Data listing
-*-*-

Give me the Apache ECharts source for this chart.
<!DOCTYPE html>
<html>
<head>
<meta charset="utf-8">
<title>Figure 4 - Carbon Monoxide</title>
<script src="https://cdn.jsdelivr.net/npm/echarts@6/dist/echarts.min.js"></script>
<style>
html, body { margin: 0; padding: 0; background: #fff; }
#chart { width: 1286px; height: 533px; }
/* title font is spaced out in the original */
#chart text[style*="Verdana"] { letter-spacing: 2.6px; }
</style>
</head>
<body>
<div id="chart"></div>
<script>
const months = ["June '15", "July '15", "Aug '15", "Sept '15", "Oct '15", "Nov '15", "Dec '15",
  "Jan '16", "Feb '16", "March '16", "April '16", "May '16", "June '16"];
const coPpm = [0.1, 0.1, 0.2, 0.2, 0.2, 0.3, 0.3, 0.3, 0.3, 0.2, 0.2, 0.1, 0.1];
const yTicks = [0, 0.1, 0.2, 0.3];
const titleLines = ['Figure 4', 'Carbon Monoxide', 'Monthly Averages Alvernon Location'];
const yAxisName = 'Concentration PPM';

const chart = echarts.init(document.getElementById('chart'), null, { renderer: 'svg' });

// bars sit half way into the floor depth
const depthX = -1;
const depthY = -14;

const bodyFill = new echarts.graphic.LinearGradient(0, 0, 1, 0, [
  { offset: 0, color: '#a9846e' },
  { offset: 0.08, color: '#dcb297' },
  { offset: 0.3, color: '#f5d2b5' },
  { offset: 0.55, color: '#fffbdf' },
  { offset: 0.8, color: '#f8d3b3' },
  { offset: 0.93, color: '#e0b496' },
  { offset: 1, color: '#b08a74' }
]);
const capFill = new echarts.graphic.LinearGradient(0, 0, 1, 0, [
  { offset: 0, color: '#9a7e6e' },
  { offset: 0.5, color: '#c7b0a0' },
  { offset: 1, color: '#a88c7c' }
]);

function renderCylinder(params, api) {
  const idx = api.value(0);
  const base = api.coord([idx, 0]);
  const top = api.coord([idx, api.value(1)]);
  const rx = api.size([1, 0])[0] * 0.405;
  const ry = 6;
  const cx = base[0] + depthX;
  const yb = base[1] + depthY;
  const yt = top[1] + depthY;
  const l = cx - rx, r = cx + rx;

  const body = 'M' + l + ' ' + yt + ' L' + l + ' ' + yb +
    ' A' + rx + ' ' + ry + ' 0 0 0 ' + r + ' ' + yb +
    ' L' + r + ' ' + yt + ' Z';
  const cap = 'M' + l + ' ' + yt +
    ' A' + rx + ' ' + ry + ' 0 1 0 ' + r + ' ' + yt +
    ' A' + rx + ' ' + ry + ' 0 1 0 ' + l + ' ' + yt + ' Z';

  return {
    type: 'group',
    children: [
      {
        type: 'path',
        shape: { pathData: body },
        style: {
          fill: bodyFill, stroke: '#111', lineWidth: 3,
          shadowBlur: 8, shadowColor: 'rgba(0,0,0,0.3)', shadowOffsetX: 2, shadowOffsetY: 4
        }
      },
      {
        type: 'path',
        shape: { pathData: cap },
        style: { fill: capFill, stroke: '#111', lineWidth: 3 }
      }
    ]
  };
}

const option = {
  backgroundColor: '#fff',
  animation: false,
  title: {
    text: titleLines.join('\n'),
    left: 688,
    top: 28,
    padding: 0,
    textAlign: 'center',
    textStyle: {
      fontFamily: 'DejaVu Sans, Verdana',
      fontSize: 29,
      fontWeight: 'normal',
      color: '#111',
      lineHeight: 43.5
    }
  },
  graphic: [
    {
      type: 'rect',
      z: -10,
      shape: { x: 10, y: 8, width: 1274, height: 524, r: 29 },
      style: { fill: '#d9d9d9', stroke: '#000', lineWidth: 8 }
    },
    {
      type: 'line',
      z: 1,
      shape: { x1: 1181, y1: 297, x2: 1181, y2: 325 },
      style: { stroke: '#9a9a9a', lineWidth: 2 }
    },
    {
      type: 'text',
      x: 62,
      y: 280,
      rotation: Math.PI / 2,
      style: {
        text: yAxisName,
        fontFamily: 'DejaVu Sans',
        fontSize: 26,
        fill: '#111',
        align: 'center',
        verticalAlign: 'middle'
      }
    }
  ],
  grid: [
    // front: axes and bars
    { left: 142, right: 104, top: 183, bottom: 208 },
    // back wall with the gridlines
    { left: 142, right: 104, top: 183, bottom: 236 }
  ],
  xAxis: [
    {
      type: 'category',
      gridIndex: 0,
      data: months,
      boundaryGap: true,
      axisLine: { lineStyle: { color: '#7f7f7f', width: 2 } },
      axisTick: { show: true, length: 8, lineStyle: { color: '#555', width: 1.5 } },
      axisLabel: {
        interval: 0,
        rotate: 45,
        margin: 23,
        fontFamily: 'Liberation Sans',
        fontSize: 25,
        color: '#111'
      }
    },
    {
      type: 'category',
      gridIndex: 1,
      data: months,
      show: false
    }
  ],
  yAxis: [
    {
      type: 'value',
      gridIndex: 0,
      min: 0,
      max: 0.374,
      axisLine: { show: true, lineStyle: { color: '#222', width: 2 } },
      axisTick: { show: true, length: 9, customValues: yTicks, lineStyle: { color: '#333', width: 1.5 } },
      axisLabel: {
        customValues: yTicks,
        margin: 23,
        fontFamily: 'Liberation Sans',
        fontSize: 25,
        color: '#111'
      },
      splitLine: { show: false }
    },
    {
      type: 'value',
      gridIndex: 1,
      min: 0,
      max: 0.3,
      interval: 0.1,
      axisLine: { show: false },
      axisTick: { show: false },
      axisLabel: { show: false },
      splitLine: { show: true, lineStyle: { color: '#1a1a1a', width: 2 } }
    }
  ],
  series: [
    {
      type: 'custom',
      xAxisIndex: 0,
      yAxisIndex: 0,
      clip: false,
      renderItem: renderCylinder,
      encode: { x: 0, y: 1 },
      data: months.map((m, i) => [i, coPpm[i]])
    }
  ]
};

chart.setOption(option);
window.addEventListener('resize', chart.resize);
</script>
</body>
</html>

-*-*-

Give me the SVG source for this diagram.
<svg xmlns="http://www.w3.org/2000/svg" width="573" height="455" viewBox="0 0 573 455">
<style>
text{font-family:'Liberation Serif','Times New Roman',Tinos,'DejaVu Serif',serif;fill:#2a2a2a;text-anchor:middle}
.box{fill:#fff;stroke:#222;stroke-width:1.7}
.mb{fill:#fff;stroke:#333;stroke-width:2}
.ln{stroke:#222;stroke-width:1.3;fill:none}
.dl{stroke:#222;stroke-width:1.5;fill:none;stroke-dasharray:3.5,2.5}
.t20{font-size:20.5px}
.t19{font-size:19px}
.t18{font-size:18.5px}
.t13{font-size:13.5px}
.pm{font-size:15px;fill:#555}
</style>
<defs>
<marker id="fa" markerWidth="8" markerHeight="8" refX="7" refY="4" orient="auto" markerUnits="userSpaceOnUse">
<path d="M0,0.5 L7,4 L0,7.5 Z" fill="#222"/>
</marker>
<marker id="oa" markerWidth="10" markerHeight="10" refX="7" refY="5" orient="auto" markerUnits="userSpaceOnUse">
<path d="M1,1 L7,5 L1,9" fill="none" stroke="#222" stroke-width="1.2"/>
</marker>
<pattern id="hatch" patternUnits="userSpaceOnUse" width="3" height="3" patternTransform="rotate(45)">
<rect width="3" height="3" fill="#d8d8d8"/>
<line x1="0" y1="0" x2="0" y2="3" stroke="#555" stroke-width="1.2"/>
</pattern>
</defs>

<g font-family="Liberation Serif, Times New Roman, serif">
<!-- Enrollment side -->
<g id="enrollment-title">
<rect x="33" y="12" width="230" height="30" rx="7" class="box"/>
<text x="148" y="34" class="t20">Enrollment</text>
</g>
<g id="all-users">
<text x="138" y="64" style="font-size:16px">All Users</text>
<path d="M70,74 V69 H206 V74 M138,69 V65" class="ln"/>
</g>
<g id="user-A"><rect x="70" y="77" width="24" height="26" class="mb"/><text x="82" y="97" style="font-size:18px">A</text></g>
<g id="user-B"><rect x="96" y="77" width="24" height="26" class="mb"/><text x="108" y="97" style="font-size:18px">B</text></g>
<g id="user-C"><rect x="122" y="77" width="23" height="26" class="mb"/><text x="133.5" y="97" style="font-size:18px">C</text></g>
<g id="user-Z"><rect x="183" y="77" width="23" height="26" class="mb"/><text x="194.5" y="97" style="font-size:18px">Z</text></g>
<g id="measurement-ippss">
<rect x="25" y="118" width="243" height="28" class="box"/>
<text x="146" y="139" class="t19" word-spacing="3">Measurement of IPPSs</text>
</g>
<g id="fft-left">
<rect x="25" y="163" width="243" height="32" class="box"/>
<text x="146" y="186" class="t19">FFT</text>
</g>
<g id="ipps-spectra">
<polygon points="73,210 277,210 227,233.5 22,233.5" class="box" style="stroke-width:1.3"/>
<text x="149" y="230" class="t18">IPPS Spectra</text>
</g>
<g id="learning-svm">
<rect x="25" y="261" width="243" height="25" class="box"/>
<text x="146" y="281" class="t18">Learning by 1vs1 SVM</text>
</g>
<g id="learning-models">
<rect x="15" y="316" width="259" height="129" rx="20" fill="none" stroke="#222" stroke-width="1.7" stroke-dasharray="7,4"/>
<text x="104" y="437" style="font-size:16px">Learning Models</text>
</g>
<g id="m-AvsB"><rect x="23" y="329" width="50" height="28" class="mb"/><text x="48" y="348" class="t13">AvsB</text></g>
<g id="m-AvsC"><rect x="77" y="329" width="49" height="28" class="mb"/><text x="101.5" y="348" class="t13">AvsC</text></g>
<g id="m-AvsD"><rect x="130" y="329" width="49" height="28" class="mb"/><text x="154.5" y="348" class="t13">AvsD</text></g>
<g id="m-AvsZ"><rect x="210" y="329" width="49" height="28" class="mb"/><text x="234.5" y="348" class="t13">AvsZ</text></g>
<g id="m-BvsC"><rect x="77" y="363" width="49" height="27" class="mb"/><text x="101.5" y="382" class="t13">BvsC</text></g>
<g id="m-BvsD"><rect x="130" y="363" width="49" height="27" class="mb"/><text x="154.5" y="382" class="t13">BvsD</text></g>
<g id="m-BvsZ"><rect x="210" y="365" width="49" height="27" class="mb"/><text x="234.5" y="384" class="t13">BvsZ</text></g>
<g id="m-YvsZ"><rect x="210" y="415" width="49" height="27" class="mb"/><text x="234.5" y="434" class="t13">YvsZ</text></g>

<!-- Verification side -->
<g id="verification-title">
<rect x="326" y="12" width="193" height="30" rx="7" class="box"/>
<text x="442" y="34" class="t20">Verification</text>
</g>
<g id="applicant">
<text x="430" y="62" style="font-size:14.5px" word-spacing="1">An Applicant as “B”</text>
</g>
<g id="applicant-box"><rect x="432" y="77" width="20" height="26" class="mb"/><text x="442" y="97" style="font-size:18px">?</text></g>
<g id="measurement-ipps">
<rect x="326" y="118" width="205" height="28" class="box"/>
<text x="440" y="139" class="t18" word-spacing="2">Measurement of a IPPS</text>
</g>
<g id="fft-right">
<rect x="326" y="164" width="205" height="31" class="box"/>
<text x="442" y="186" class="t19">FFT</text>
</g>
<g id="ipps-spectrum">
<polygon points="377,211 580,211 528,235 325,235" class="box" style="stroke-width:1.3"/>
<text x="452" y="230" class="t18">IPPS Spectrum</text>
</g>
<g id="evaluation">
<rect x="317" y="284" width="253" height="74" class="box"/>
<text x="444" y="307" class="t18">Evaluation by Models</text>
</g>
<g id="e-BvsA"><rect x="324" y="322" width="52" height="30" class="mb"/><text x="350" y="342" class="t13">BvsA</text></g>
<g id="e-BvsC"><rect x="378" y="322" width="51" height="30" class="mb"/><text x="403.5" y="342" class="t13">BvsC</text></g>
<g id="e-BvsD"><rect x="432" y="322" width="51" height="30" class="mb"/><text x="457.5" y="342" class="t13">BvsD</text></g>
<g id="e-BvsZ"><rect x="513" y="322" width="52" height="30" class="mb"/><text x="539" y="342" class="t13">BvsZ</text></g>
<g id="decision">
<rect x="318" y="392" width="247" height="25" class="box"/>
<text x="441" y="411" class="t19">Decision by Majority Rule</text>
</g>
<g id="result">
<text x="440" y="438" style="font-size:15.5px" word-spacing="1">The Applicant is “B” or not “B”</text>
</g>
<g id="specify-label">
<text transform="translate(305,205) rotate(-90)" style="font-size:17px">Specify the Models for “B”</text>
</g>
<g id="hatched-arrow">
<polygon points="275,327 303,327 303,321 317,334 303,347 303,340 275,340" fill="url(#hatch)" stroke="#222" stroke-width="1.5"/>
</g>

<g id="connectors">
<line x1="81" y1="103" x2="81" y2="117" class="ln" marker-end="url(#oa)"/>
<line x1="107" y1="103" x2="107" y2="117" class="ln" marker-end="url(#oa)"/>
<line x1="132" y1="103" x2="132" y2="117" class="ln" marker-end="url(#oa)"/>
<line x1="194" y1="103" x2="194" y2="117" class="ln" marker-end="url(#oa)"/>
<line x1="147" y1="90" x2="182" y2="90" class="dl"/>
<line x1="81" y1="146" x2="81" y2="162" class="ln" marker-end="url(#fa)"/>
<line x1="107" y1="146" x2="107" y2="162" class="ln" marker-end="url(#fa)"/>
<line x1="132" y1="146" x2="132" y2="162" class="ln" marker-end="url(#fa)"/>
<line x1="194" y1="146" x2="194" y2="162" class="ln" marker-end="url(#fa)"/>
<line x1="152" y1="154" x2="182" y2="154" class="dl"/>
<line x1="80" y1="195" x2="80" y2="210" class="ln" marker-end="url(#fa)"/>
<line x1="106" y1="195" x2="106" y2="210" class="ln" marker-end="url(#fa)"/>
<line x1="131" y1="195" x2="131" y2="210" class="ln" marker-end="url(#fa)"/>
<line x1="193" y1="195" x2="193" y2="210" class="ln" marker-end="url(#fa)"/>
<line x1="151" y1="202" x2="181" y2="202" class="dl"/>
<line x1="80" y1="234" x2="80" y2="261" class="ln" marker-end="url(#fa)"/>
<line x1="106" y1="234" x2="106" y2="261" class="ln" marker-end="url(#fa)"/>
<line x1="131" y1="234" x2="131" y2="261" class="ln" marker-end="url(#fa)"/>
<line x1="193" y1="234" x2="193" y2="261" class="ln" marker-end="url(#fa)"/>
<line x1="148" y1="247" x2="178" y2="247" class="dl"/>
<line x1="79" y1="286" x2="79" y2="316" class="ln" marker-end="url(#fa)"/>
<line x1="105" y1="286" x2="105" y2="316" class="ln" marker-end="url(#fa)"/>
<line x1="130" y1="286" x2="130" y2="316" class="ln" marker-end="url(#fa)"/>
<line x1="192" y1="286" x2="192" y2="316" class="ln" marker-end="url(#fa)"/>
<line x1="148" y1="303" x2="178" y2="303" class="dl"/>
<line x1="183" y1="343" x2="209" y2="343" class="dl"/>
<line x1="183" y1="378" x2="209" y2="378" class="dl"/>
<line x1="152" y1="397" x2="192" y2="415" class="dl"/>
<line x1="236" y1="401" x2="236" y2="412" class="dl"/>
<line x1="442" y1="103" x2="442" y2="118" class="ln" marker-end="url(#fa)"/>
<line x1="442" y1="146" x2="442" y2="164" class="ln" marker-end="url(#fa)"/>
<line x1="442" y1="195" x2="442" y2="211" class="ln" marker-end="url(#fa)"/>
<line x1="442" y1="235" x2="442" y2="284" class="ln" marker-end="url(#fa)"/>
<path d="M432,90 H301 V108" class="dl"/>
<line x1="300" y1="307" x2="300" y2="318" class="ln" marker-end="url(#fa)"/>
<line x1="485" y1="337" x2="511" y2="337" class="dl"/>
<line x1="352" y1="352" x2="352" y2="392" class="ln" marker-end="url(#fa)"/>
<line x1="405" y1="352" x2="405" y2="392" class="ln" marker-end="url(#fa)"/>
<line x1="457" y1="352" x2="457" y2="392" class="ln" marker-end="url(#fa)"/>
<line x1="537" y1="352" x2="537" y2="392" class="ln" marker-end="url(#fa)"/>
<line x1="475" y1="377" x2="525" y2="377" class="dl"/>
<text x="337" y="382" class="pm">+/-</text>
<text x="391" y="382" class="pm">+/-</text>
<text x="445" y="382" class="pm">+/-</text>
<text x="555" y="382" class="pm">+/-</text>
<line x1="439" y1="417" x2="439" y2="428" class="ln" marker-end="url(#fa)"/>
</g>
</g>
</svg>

-*-*-

== Your objective ==
Copy out every line in the listing where the word "this" appears.

== Full solution ==
Give me the Apache ECharts source for this chart.
Give me the SVG source for this diagram.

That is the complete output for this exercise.